Transcending the rational, “Aye, there’s the rub;” because we are taught not “to go there.” Some transition much more easily than others; very few do so easily. Your essay reminds me of Baudelaire’s poem “Bénédiction” in ” Les Fleurs du Mal,” which is about poets—but even more so about mystics: . I think the mother in the poem is a symbol for life, which can be very cruel. My favorite line, which you will like, Sophy, is this one: “Pourtant, sous la tutelle invisible d’un Ange,/ L’Enfant déshérité s’envire de soleil.” Ancient cultures taught that all of us have a guardian spirit/angel—a tradition that is now only a faint whisper, an old Victorian print of two small children crossing a rickety bridge with an angel overhead. We live in a rational world, which has condemned spirits to the world of the imaginary or the mad.
As Proust said, “Be grateful to those who make you happy. They are the enchanting gardners who make our souls blossom.” Thank you for the roses, Sophy. Merci mille fois! (Thank you a thousand times! as the French say).

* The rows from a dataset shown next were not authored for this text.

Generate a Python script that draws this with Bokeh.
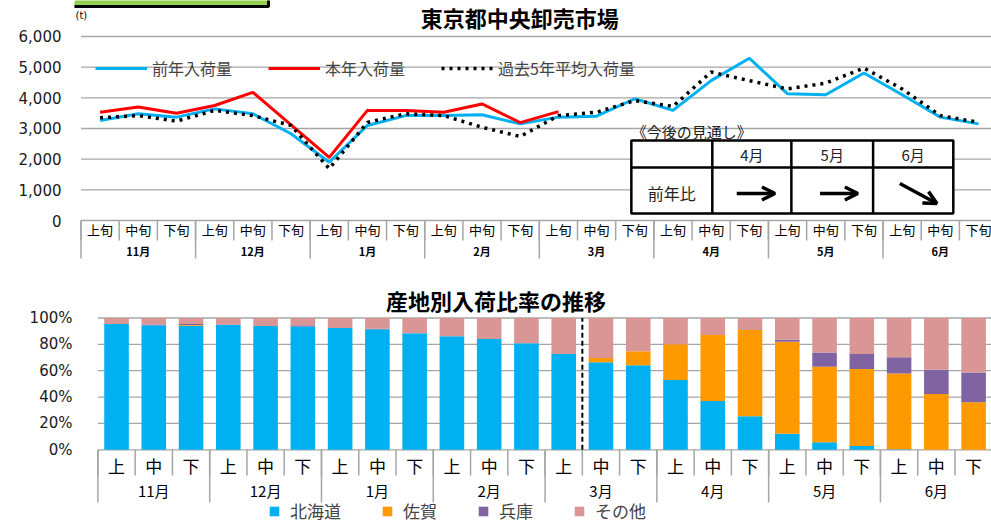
from bokeh.plotting import figure
from bokeh.layouts import column
from bokeh.models import (Range1d, FixedTicker, NumeralTickFormatter, PrintfTickFormatter,
                          Legend, LegendItem, Label, Arrow, OpenHead, ColumnDataSource)
from bokeh.core.properties import value
from bokeh.embed import file_html
from bokeh.resources import INLINE

JP = "Noto Sans CJK JP"

# ---------------- data ----------------
months = ["11月", "12月", "1月", "2月", "3月", "4月", "5月", "6月"]
decades_top = ["上旬", "中旬", "下旬"]
decades_bottom = ["上", "中", "下"]

prev_year = [3260, 3480, 3370, 3640, 3480, 2830, 1900, 3100, 3420, 3420, 3450, 3150,
             3370, 3400, 3970, 3590, 4560, 5290, 4130, 4100, 4810, 4100, 3370, 3150]
this_year = [3530, 3700, 3500, 3750, 4180, 3120, 2060, 3590, 3590, 3530, 3800, 3190, 3550]
avg5 = [3350, 3420, 3240, 3590, 3420, 3100, 1690, 3200, 3480, 3420, 3040, 2740,
        3420, 3530, 3910, 3720, 4840, 4560, 4290, 4480, 4970, 4290, 3420, 3200]

hokkaido = [95.5, 94.5, 94.2, 94.7, 93.9, 93.5, 92.4, 91.4, 88.4, 86.1, 84.1, 80.8,
            72.7, 66.4, 64.1, 53.0, 37.1, 25.5, 12.1, 5.8, 2.8, 0.5, 0.0, 0.0]
saga = [0.0, 0.0, 0.5, 0.0, 0.0, 0.0, 0.0, 0.0, 0.0, 0.0, 0.0, 0.0,
        0.0, 3.3, 10.6, 27.0, 50.0, 65.4, 69.9, 57.3, 58.5, 57.3, 42.4, 36.1]
hyogo = [0.0, 0.5, 0.7, 0.3, 0.0, 1.0, 0.0, 0.5, 0.0, 0.0, 0.0, 0.0,
         0.0, 0.0, 0.0, 0.0, 0.0, 0.0, 1.5, 10.8, 11.4, 12.4, 18.4, 22.5]
others = [4.5, 5.0, 4.6, 5.0, 6.1, 5.5, 7.6, 8.1, 11.6, 13.9, 15.9, 19.2,
          27.3, 30.3, 25.3, 20.0, 12.9, 9.1, 16.5, 26.1, 27.3, 29.8, 39.2, 41.4]

series_names = ["北海道", "佐賀", "兵庫", "その他"]
series_colors = ["#00B0F0", "#FF9900", "#8064A2", "#D99694"]

outlook_months = ["4月", "5月", "6月"]
outlook_row = "前年比"

ticks1 = [0, 1000, 2000, 3000, 4000, 5000, 6000]
ticks2 = [0, 20, 40, 60, 80, 100]

n = len(months) * 3
xs = [i + 0.5 for i in range(n)]
GRID = "#A6A6A6"
sep_x = list(range(n + 1))
msep = list(range(0, n + 1, 3))


def style_yaxis(p, ticks, fmt, standoff, size):
    p.outline_line_color = None
    p.xaxis.visible = False
    p.xgrid.visible = False
    p.ygrid.visible = False
    p.yaxis.ticker = FixedTicker(ticks=ticks)
    p.yaxis.formatter = fmt
    p.yaxis.axis_line_color = None
    p.yaxis.major_tick_line_color = None
    p.yaxis.minor_tick_line_color = None
    p.yaxis.major_tick_out = 0
    p.yaxis.major_tick_in = 0
    p.yaxis.major_label_standoff = standoff
    p.yaxis.major_label_text_font = "DejaVu Sans"
    p.yaxis.major_label_text_font_size = size
    p.yaxis.major_label_text_color = "#1a1a1a"
    # horizontal gridlines spanning the category area
    p.segment(x0=[0] * len(ticks), y0=ticks, x1=[n + 1] * len(ticks), y1=ticks,
              line_color=GRID, line_width=1.3)


# ---------------- top chart ----------------
p1 = figure(width=991, height=262, output_backend="svg", toolbar_location=None,
            x_range=Range1d(-0.17, 23.84), y_range=Range1d(-1369, 7173),
            min_border=0, min_border_left=74)
style_yaxis(p1, ticks1, NumeralTickFormatter(format="0,0"), 13, "15px")

# green header tab (cut off at the top)
p1.quad(left=-1, right=4.91, top=7400, bottom=6977, fill_color="#92D050",
        line_color="black", line_width=3)

r_prev = p1.line(xs, prev_year, line_color="#00B0F0", line_width=3)
r_this = p1.line(xs[:len(this_year)], this_year, line_color="#FF0000", line_width=3)
r_avg = p1.line(xs, avg5, line_color="black", line_width=3.5, line_dash="3 5")

leg1 = Legend(items=[LegendItem(label="前年入荷量", renderers=[r_prev]),
                     LegendItem(label="本年入荷量", renderers=[r_this]),
                     LegendItem(label="過去5年平均入荷量", renderers=[r_avg])],
              orientation="horizontal", location=(21, 182), glyph_width=52, glyph_height=20,
              label_standoff=5, spacing=36, padding=0, margin=0,
              border_line_color=None, background_fill_alpha=0,
              label_text_font=JP, label_text_font_size="16px")
p1.add_layout(leg1)

# category axis (top)
p1.segment(x0=sep_x, y0=[0] * len(sep_x), x1=sep_x, y1=[-652] * len(sep_x),
           line_color=GRID, line_width=1.5)
p1.segment(x0=msep, y0=[0] * len(msep), x1=msep, y1=[-1239] * len(msep),
           line_color=GRID, line_width=1.5)
p1.text(x=xs, y=[-293] * n, text=[decades_top[i % 3] for i in range(n)],
        text_align="center", text_baseline="middle", text_font=value(JP),
        text_font_size="13px", text_color="black")
p1.text(x=[3 * k + 1.5 for k in range(len(months))], y=[-978] * len(months), text=months,
        text_align="center", text_baseline="middle", text_font=value(JP),
        text_font_size="11px", text_font_style="bold", text_color="black")

p1.add_layout(Label(x=11.49, y=6619, text="東京都中央卸売市場", text_align="center",
                    text_baseline="middle", text_font=JP, text_font_size="22px",
                    text_font_style="bold", text_color="black"))
p1.add_layout(Label(x=-0.144, y=6684, text="(t)", text_align="left", text_baseline="middle",
                    text_font="DejaVu Sans", text_font_size="10px", text_color="black"))

# outlook table
tx = [14.41, 16.53, 18.60, 20.74, 22.84]
ty = [2608, 1728, 228]
p1.quad(left=tx[0], right=tx[-1], top=ty[0], bottom=ty[-1], fill_color="white",
        line_color="black", line_width=2.5)
p1.segment(x0=tx[1:-1], y0=[ty[0]] * 3, x1=tx[1:-1], y1=[ty[-1]] * 3,
           line_color="black", line_width=2.5)
p1.segment(x0=[tx[0]], y0=[ty[1]], x1=[tx[-1]], y1=[ty[1]], line_color="black", line_width=2.5)
p1.text(x=[(tx[i] + tx[i + 1]) / 2 for i in range(1, 4)], y=[2150] * 3, text=outlook_months,
        text_align="center", text_baseline="middle", text_font=value(JP),
        text_font_size="15px", text_color="#222222")
p1.text(x=[(tx[0] + tx[1]) / 2], y=[913], text=[outlook_row], text_align="center",
        text_baseline="middle", text_font=value(JP), text_font_size="16px", text_color="#222222")
p1.add_layout(Label(x=14.42, y=2902, text="《今後の見通し》", text_align="left",
                    text_baseline="middle", text_font=JP, text_font_size="15px",
                    text_color="#222222"))
for (x0, y0, x1, y1) in [(17.17, 880, 18.17, 880), (19.35, 880, 20.34, 880),
                         (21.44, 1206, 22.41, 554)]:
    p1.add_layout(Arrow(end=OpenHead(size=13, line_width=3.5, line_color="black"),
                        x_start=x0, y_start=y0, x_end=x1, y_end=y1,
                        line_width=3.5, line_color="black"))

# ---------------- bottom chart ----------------
p2 = figure(width=991, height=261, output_backend="svg", toolbar_location=None,
            x_range=Range1d(-0.628, 23.98), y_range=Range1d(-55.9, 142.1),
            min_border=0, min_border_left=74)
style_yaxis(p2, ticks2, PrintfTickFormatter(format="%d%%"), 2, "15px")

src = ColumnDataSource(dict(x=xs, hok=hokkaido, saga=saga, hyogo=hyogo, other=others))
bars = p2.vbar_stack(["hok", "saga", "hyogo", "other"], x="x", width=0.66, source=src,
                     fill_color=series_colors, line_color=None)

p2.segment(x0=[13], y0=[0], x1=[13], y1=[100], line_color="black", line_width=2,
           line_dash="5 3")

p2.segment(x0=sep_x, y0=[0] * len(sep_x), x1=sep_x, y1=[-19.5] * len(sep_x),
           line_color=GRID, line_width=1.5)
p2.segment(x0=msep, y0=[0] * len(msep), x1=msep, y1=[-40] * len(msep),
           line_color=GRID, line_width=1.5)
p2.text(x=xs, y=[-12] * n, text=[decades_bottom[i % 3] for i in range(n)],
        text_align="center", text_baseline="middle", text_font=value(JP),
        text_font_size="17px", text_color="black")
p2.text(x=[3 * k + 1.5 for k in range(len(months))], y=[-31] * len(months), text=months,
        text_align="center", text_baseline="middle", text_font=value(JP),
        text_font_size="15px", text_color="black")

p2.add_layout(Label(x=10.68, y=113.3, text="産地別入荷比率の推移", text_align="center",
                    text_baseline="middle", text_font=JP, text_font_size="22px",
                    text_font_style="bold", text_color="black"))

leg2 = Legend(items=[LegendItem(label=series_names[i], renderers=[bars[i]]) for i in range(4)],
              orientation="horizontal", location=(194, 0), glyph_width=12, glyph_height=12,
              label_standoff=10, spacing=40, padding=0, margin=0,
              border_line_color=None, background_fill_alpha=0,
              label_text_font=JP, label_text_font_size="17px")
p2.add_layout(leg2)

layout = column(p1, p2, spacing=0)
open("out.html", "w").write(file_html(layout, INLINE))
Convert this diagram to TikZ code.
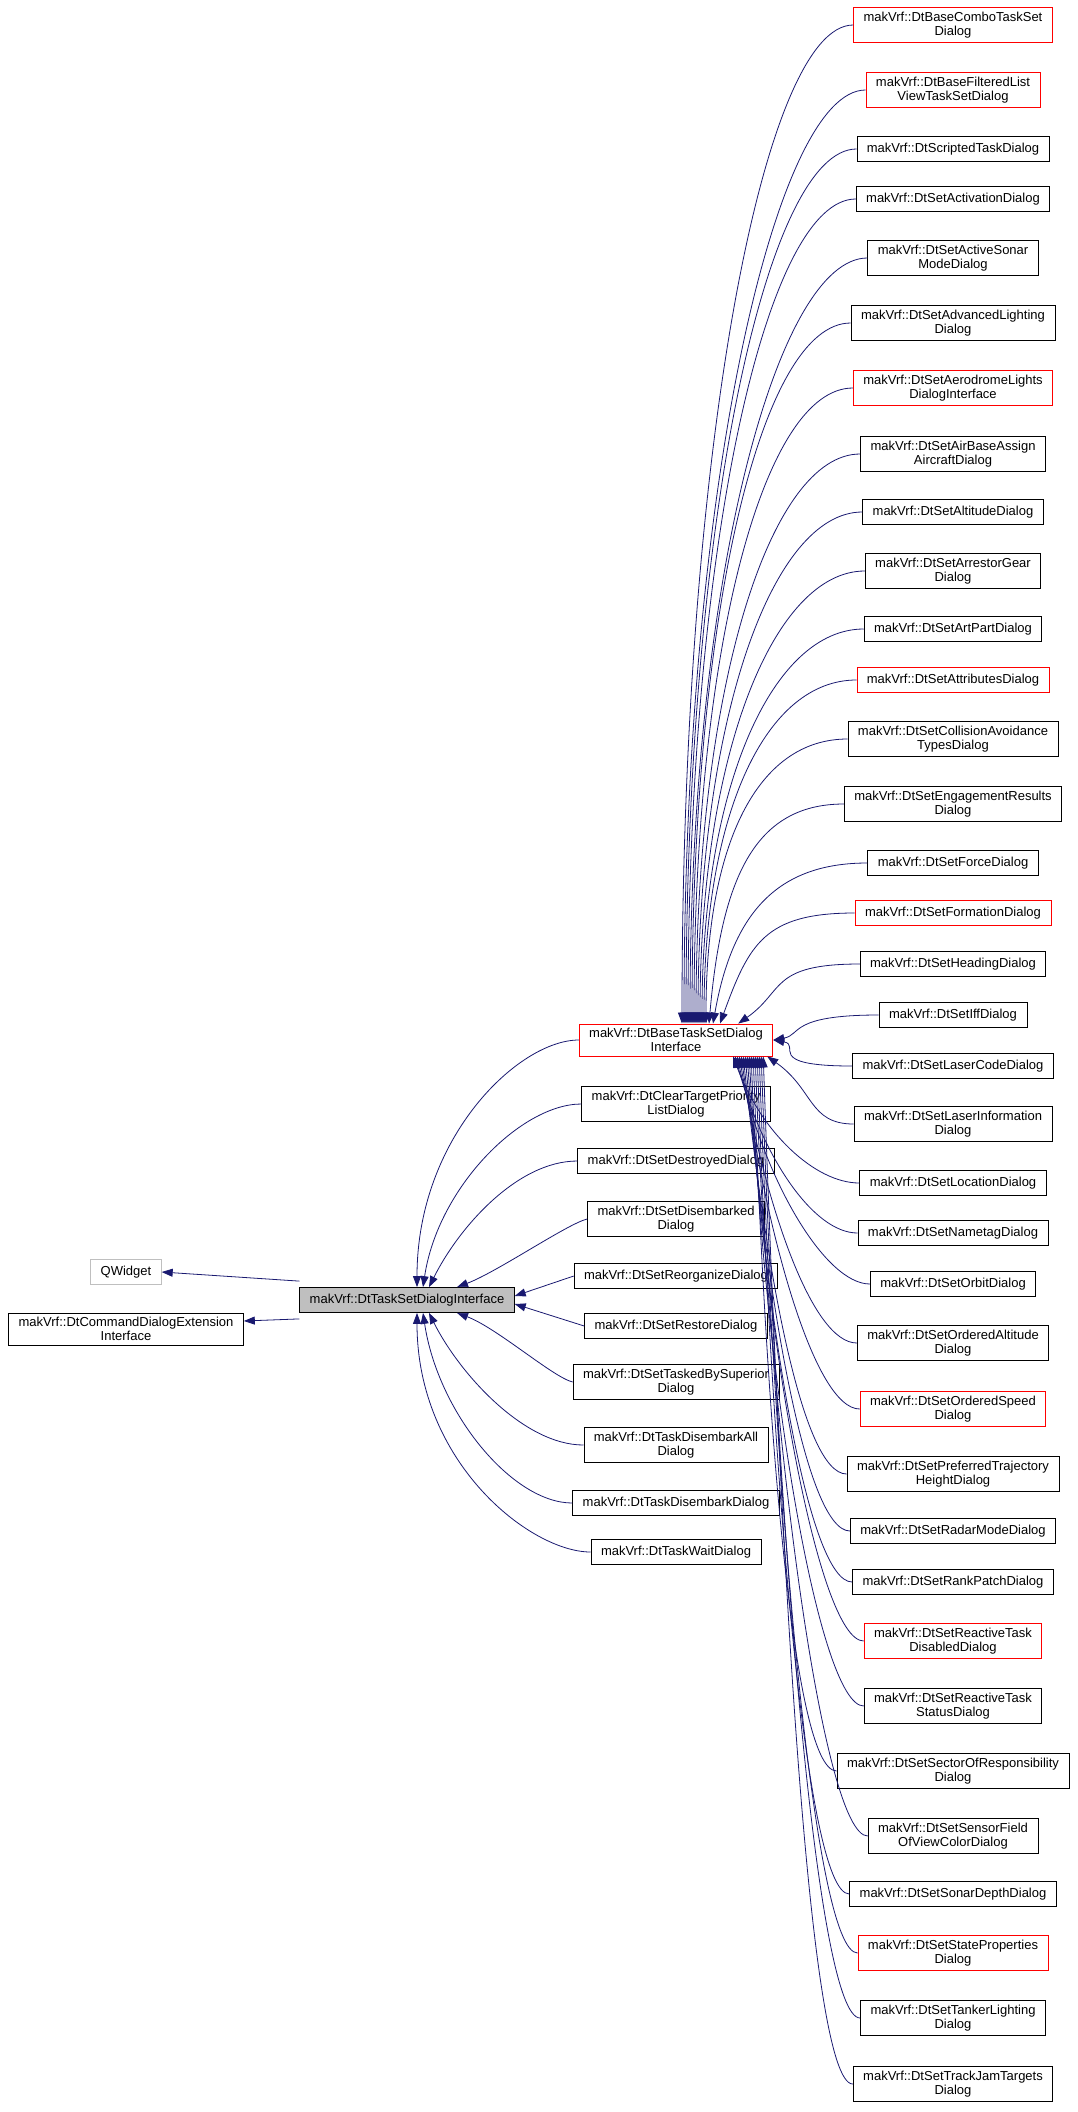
\documentclass[tikz,border=0pt]{standalone}
\usepackage{fontspec}
\setmainfont{Liberation Sans}
\usepackage{xcolor}
\usetikzlibrary{arrows.meta}
\definecolor{edgeblue}{HTML}{191970}
\definecolor{boxgray}{HTML}{BFBFBF}
\tikzset{
  cls/.style={draw=black, line width=0.8pt, align=center, inner xsep=10pt, inner ysep=4pt,
    minimum height=25pt, font=\fontsize{13}{14.5}\selectfont},
  inh/.style={draw=edgeblue, line width=0.8pt, -{Triangle[length=11pt,width=8pt]}}
}
\begin{document}
\begin{tikzpicture}[x=1pt,y=-1pt]
\useasboundingbox (0,0) rectangle (1077,2112);
% left and middle
\node[cls, draw=boxgray] (qw) at (126,1272) {QWidget};
\node[cls] (cde) at (126,1329) {makVrf::DtCommandDialogExtension\\Interface};
\node[cls, fill=boxgray] (tsi) at (407,1300) {makVrf::DtTaskSetDialogInterface};
\node[cls, draw=red] (b) at (676,1040) {makVrf::DtBaseTaskSetDialog\\Interface};
\foreach \n/\y/\t in {m1/1104/{makVrf::DtClearTargetPriority\\ListDialog},
  m2/1161/{makVrf::DtSetDestroyedDialog},
  m3/1219/{makVrf::DtSetDisembarked\\Dialog},
  m4/1276/{makVrf::DtSetReorganizeDialog},
  m5/1326/{makVrf::DtSetRestoreDialog},
  m6/1382/{makVrf::DtSetTaskedBySuperior\\Dialog},
  m7/1445/{makVrf::DtTaskDisembarkAll\\Dialog},
  m8/1503/{makVrf::DtTaskDisembarkDialog},
  m9/1552/{makVrf::DtTaskWaitDialog}}
  \node[cls] (\n) at (676,\y) {\t};
% right column
\foreach \n/\y/\t/\c/\a/\s/\i/\f in {
  r1/25/{makVrf::DtBaseComboTaskSet\\Dialog}/red/north/6/90/0.55,
  r2/90/{makVrf::DtBaseFilteredList\\ViewTaskSetDialog}/red/north/8/90/0.55,
  r3/149/{makVrf::DtScriptedTaskDialog}/black/north/10/90/0.55,
  r4/199/{makVrf::DtSetActivationDialog}/black/north/12/90/0.55,
  r5/258/{makVrf::DtSetActiveSonar\\ModeDialog}/black/north/14/90/0.55,
  r6/323/{makVrf::DtSetAdvancedLighting\\Dialog}/black/north/16/90/0.55,
  r7/388/{makVrf::DtSetAerodromeLights\\DialogInterface}/red/north/18/90/0.55,
  r8/454/{makVrf::DtSetAirBaseAssign\\AircraftDialog}/black/north/20/90/0.55,
  r9/512/{makVrf::DtSetAltitudeDialog}/black/north/22/90/0.55,
  r10/571/{makVrf::DtSetArrestorGear\\Dialog}/black/north/24/90/0.55,
  r11/629/{makVrf::DtSetArtPartDialog}/black/north/26/90/0.55,
  r12/680/{makVrf::DtSetAttributesDialog}/red/north/28/90/0.55,
  r13/739/{makVrf::DtSetCollisionAvoidance\\TypesDialog}/black/north/30/90/0.55,
  r14/804/{makVrf::DtSetEngagementResults\\Dialog}/black/north/33/85/0.55,
  r15/863/{makVrf::DtSetForceDialog}/black/north/37/80/0.55,
  r16/913/{makVrf::DtSetFormationDialog}/red/north/44/70/0.55,
  r17/964/{makVrf::DtSetHeadingDialog}/black/north east/-35/35/0.55,
  r18/1015/{makVrf::DtSetIffDialog}/black/east/0/10/0.55,
  r19/1066/{makVrf::DtSetLaserCodeDialog}/black/east/0/-10/0.55,
  r20/1124/{makVrf::DtSetLaserInformation\\Dialog}/black/south east/-6/-35/0.5,
  r21/1183/{makVrf::DtSetLocationDialog}/black/south east/-40/-70/0.45,
  r22/1233/{makVrf::DtSetNametagDialog}/black/south east/-38/-75/0.45,
  r23/1284/{makVrf::DtSetOrbitDialog}/black/south east/-36/-78/0.45,
  r24/1343/{makVrf::DtSetOrderedAltitude\\Dialog}/black/south east/-34/-80/0.45,
  r25/1409/{makVrf::DtSetOrderedSpeed\\Dialog}/red/south east/-32/-82/0.45,
  r26/1474/{makVrf::DtSetPreferredTrajectory\\HeightDialog}/black/south east/-30/-84/0.45,
  r27/1531/{makVrf::DtSetRadarModeDialog}/black/south east/-28/-85/0.45,
  r28/1582/{makVrf::DtSetRankPatchDialog}/black/south east/-26/-86/0.45,
  r29/1641/{makVrf::DtSetReactiveTask\\DisabledDialog}/red/south east/-24/-87/0.45,
  r30/1706/{makVrf::DtSetReactiveTask\\StatusDialog}/black/south east/-22/-88/0.45,
  r31/1771/{makVrf::DtSetSectorOfResponsibility\\Dialog}/black/south east/-20/-88/0.45,
  r32/1836/{makVrf::DtSetSensorField\\OfViewColorDialog}/black/south east/-18/-88/0.45,
  r33/1894/{makVrf::DtSetSonarDepthDialog}/black/south east/-16/-88/0.45,
  r34/1953/{makVrf::DtSetStateProperties\\Dialog}/red/south east/-14/-88/0.45,
  r35/2018/{makVrf::DtSetTankerLighting\\Dialog}/black/south east/-12/-88/0.45,
  r36/2084/{makVrf::DtSetTrackJamTargets\\Dialog}/black/south east/-10/-88/0.45}
{
  \node[cls, draw=\c] (\n) at (953,\y) {\t};
  \pgfmathsetmacro\L{abs(\y-1040)*\f+15}
  \pgfmathsetmacro\D{\y>1100 ? 45 : 90}
  \draw[inh] (\n.west) .. controls +(-\D,0) and +({cos(\i)*\L},{-sin(\i)*\L}) .. ([xshift=\s]b.\a);
}
% middle column edges
\draw[inh] (b.west) .. controls +(-60,0) and +(0,-150) .. ([xshift=10pt]tsi.north);
\draw[inh] (m1.west) .. controls +(-60,0) and +(15,-100) .. ([xshift=16pt]tsi.north);
\draw[inh] (m2.west) .. controls +(-60,0) and +(30,-60) .. ([xshift=22pt]tsi.north);
\draw[inh] (m3.west) .. controls +(-20,5) and +(40,-15) .. ([xshift=50pt]tsi.north);
\draw[inh] (m4.west) -- ([yshift=4pt]tsi.east);
\draw[inh] (m5.west) -- ([yshift=-4pt]tsi.east);
\draw[inh] (m6.west) .. controls +(-20,-5) and +(40,15) .. ([xshift=50pt]tsi.south);
\draw[inh] (m7.west) .. controls +(-60,0) and +(30,60) .. ([xshift=22pt]tsi.south);
\draw[inh] (m8.west) .. controls +(-60,0) and +(15,100) .. ([xshift=16pt]tsi.south);
\draw[inh] (m9.west) .. controls +(-60,0) and +(0,150) .. ([xshift=10pt]tsi.south);
% bases of the interface
\draw[inh] ([yshift=6pt]tsi.north west) -- (qw.east);
\draw[inh] ([yshift=-6pt]tsi.south west) -- ([yshift=8pt]cde.east);
\end{tikzpicture}
\end{document}
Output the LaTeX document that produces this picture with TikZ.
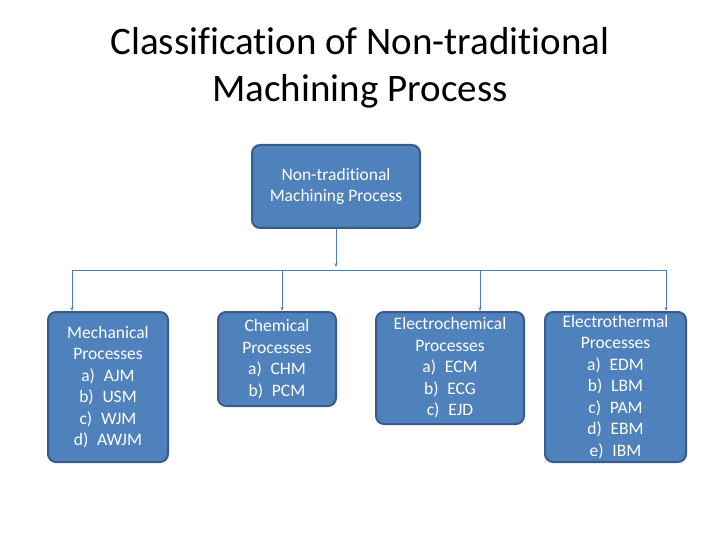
\documentclass[tikz,border=0pt]{standalone}
\usepackage{fontspec}
\setmainfont[Ligatures=NoCommon]{Carlito}
\usetikzlibrary{arrows.meta,positioning}
\definecolor{boxfill}{HTML}{4F81BD}
\definecolor{boxline}{HTML}{385D8A}
\definecolor{linkline}{HTML}{4A7EBB}

\begin{document}
\begin{tikzpicture}[x=1pt,y=-1pt]
		% Styles
		\tikzset{
			proc/.style={fill=boxfill, draw=boxline, line width=2pt, rounded corners=8pt, text=white, font=\fontsize{17.5}{21.5}\selectfont, align=center, inner sep=0pt},
			link/.style={draw=linkline, line width=1pt, -{Stealth[length=4pt,width=3pt]}}
		}
		\useasboundingbox (0,0) rectangle (720,540);

		% Title
		\node[font=\fontsize{39}{47}\selectfont, align=center] (title) at (360,68) {Classification of Non-traditional\\Machining Process};

		% Boxes
		\node[proc, minimum width=168, minimum height=83] (root) at (336,186.5) {Non-traditional\\Machining Process};
		\node[proc, minimum width=120, minimum height=150] (mech) at (108,387) {Mechanical\\Processes\\a)\enspace AJM\\b)\enspace USM\\c)\enspace WJM\\d)\enspace AWJM};
		\node[proc, minimum width=118, minimum height=94] (chem) at (277,359) {Chemical\\Processes\\a)\enspace CHM\\b)\enspace PCM};
		\node[proc, minimum width=148, minimum height=112] (echem) at (450,368) {Electrochemical\\Processes\\a)\enspace ECM\\b)\enspace ECG\\c)\enspace EJD};
		\node[proc, minimum width=141, minimum height=150] (etherm) at (615.5,387) {Electrothermal\\Processes\\a)\enspace EDM\\b)\enspace LBM\\c)\enspace PAM\\d)\enspace EBM\\e)\enspace IBM};

		% Connectors
		\coordinate (bus) at (336,267);
		\draw[link] (root) -- (bus);
		\draw[draw=linkline, line width=1pt] (72,270) -- (666,270);
		\draw[link] (72,270) -- (mech.north -| 72,0);
		\draw[link] (282,270) -- (chem.north -| 282,0);
		\draw[link] (480,270) -- (echem.north -| 480,0);
		\draw[link] (666,270) -- (etherm.north -| 666,0);

	\end{tikzpicture}
\end{document}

It is high time that I began listening in earnest for this faint whisper from my guardian angel/spirt…maybe start by cleaning some of the rational wax as in “if there’s not proof, it’s not real” out of my ears so I can better hear that guardian spirit.
Malheureusement, tout le monde ne comprends pas le francais. Pourquoi pas traduire ces mots de Beaudelaire?
lesquels mots? Oh, you mean in Elisabeth’s comment:
Pourtant, sous la tutelle invisible d’un Ange
L’Enfant desherite s’envire de soleil.
Yet, under the guidance of an invisible Angel
the deprived Child moves toward sunlight.
Lovely, inspiring! And the comments as well!
The timing for receiving your email that linked me to this blogpost could not have been more perfect!! THANK YOU!!
Sophy, thank you for putting me in the loop to receive your posts. Margaret’s story gave me chills. Ever since Mexico I have been aware of the presence of my angels and they have helped me often. Would love to see you when you back here again.